MATERIAL PROVIDED:
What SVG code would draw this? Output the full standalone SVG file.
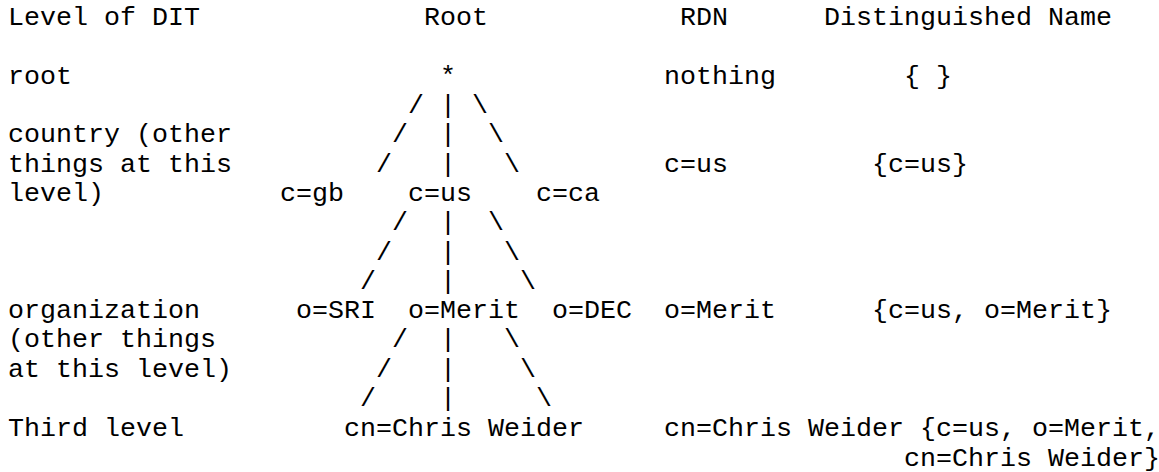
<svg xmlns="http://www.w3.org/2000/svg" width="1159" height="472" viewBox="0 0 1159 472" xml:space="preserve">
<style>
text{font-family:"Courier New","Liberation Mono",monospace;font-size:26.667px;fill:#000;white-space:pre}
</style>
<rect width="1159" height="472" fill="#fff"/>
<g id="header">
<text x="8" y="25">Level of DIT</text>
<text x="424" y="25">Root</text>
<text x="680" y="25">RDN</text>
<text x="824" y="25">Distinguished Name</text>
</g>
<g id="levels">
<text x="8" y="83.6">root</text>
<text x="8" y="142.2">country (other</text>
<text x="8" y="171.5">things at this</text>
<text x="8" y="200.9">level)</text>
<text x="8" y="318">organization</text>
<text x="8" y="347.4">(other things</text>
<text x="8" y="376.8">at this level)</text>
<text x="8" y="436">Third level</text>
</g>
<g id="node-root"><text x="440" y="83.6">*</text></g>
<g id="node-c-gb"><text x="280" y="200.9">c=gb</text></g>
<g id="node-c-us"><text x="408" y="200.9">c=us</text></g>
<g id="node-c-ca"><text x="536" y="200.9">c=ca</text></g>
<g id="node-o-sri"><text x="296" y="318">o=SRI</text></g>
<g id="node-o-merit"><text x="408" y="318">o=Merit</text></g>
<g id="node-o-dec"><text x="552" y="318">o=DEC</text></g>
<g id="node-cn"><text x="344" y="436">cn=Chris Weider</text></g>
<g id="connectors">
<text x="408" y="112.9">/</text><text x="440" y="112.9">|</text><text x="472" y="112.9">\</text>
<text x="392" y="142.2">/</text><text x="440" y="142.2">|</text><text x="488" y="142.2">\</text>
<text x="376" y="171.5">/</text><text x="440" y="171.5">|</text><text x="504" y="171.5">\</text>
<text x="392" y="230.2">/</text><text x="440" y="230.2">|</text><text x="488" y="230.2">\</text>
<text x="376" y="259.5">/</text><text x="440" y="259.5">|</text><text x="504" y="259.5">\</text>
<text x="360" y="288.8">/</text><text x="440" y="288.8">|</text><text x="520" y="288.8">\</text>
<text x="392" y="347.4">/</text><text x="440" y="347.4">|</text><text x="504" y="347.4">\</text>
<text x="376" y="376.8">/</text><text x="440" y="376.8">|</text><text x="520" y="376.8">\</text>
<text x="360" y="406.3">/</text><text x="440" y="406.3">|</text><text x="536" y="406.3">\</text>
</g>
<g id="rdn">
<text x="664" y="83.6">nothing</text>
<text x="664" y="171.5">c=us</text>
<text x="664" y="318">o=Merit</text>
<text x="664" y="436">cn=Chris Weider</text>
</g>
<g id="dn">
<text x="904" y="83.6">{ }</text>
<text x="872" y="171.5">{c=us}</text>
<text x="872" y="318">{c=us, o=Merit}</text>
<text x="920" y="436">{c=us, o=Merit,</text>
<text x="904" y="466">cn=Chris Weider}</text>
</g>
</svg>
---
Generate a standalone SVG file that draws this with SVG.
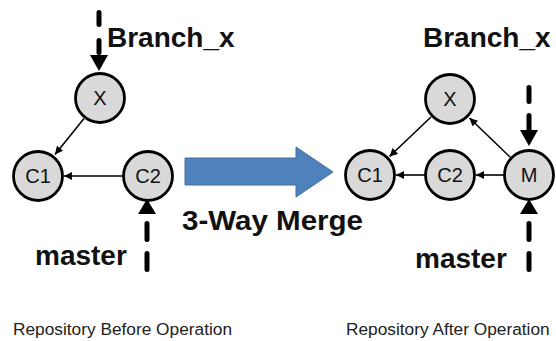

EXERCISE DESCRIPTION:
In the entries above, identify every line with the string "standalone".

TASK ANSWER:
What SVG code would draw this? Output the full standalone SVG file.
Generate a standalone SVG file that draws this with SVG.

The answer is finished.